The village itself has a small waterfront along Lake Nasser. Nubian families run tea stalls and simple restaurants serving ful, tamiya, and grilled fish from the lake. The Nile perch from Lake Nasser, grilled with cumin and served with flatbread, is a meal worth building time into your schedule for.
Common Mistakes Tourists Make
Arriving with the main convoy and expecting a calm experience. The convoy deposits 200 to 400 people simultaneously. The first 45 minutes after arrival are chaotic. If you are not staying overnight, ask your driver to join the convoy but position you to enter immediately when gates open rather than waiting for the group to organize.
Ignoring the Temple of Hathor entirely. Some visitors spend four minutes inside and leave. The painted relief work in the hypostyle hall here is better preserved than in the Great Temple and the coloring, particularly the blue and yellow in the upper registers, is extraordinary in morning light.
Not bringing cash in EGP. There is one ATM near the ticket office and it is unreliable. Bring all the cash you need from Aswan. The EGP 900 entry fee, plus EGP 50 for a photography permit if you want to use a tripod, plus any tips, adds up quickly.
Tipping every guard who offers unrequested information. Some guards will attach themselves to you and deliver a brief commentary, then expect EGP 100 to 200. A polite shukran and continuing to walk is the correct response if you did not ask for their services. Guides who are worth their fee will be pre-arranged.
Underestimating the midday heat from April through September. At 11am in July the air temperature in Abu Simbel exceeds 40 degrees Celsius and the stone radiates additional heat. The convoy schedule means many visitors are there during the worst of the heat. If you are visiting in summer, the overnight option is not a luxury, it is practical temperature management.
Leaving without walking behind the Great Temple. The path around the left side of the cliff leads to a less-visited angle of the facade and a view of the lake that most visitors never see. It takes ten minutes and the silence compared to the main plaza is notable.

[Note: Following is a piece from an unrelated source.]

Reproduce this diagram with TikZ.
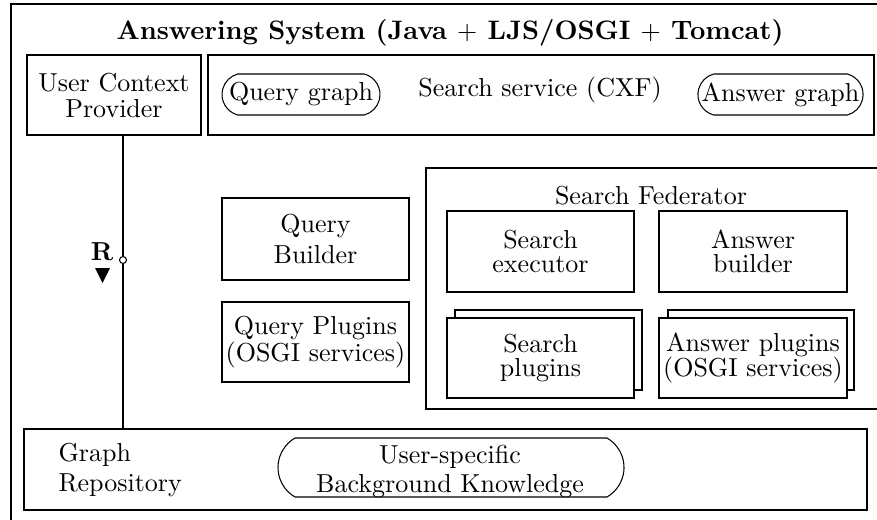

Booking a tour that includes only two hours at the site. Some Aswan day tours, particularly cheap ones marketed at the budget hotels along Corniche el-Nil, budget 90 minutes including the drive from the parking area. That is not enough time. Verify the site time with any operator before booking.
Practical Tips
Book convoy seats or a private vehicle through your Aswan hotel or a verified local agency the day before at the latest. During high season (October to February), seats on shared vehicles fill by midday the previous day.
Bring at least 2 liters of water per person. There is a small cafe near the ticket office selling water at EGP 20 to 30 per bottle, but the selection is limited and it is often crowded.
Wear closed shoes. The path around the perimeter involves uneven stone and compacted sand that gets into sandals in a frustrating way.
The photography permit for professional equipment and tripods costs EGP 50 at the ticket window. Standard phone and camera photography is included in the entrance fee. Flash photography inside is prohibited and the guards enforce this consistently.
If you hire a licensed Egyptologist guide in Aswan to accompany you, the knowledge transfer justifies the cost. Expect to pay EGP 600 to 1,200 for a qualified guide for the full day including transport time. Ask your hotel to contact the Aswan Guides Syndicate for verified names rather than accepting recommendations from touts near the ferry landing.
For the flight option, check in at Aswan Airport at least 90 minutes before departure. The airport is small but the EgyptAir domestic check-in process can be slow. The flight itself is 40 minutes and the aerial view of Lake Nasser and the desert is a useful orientation for understanding the geography of the relocation project.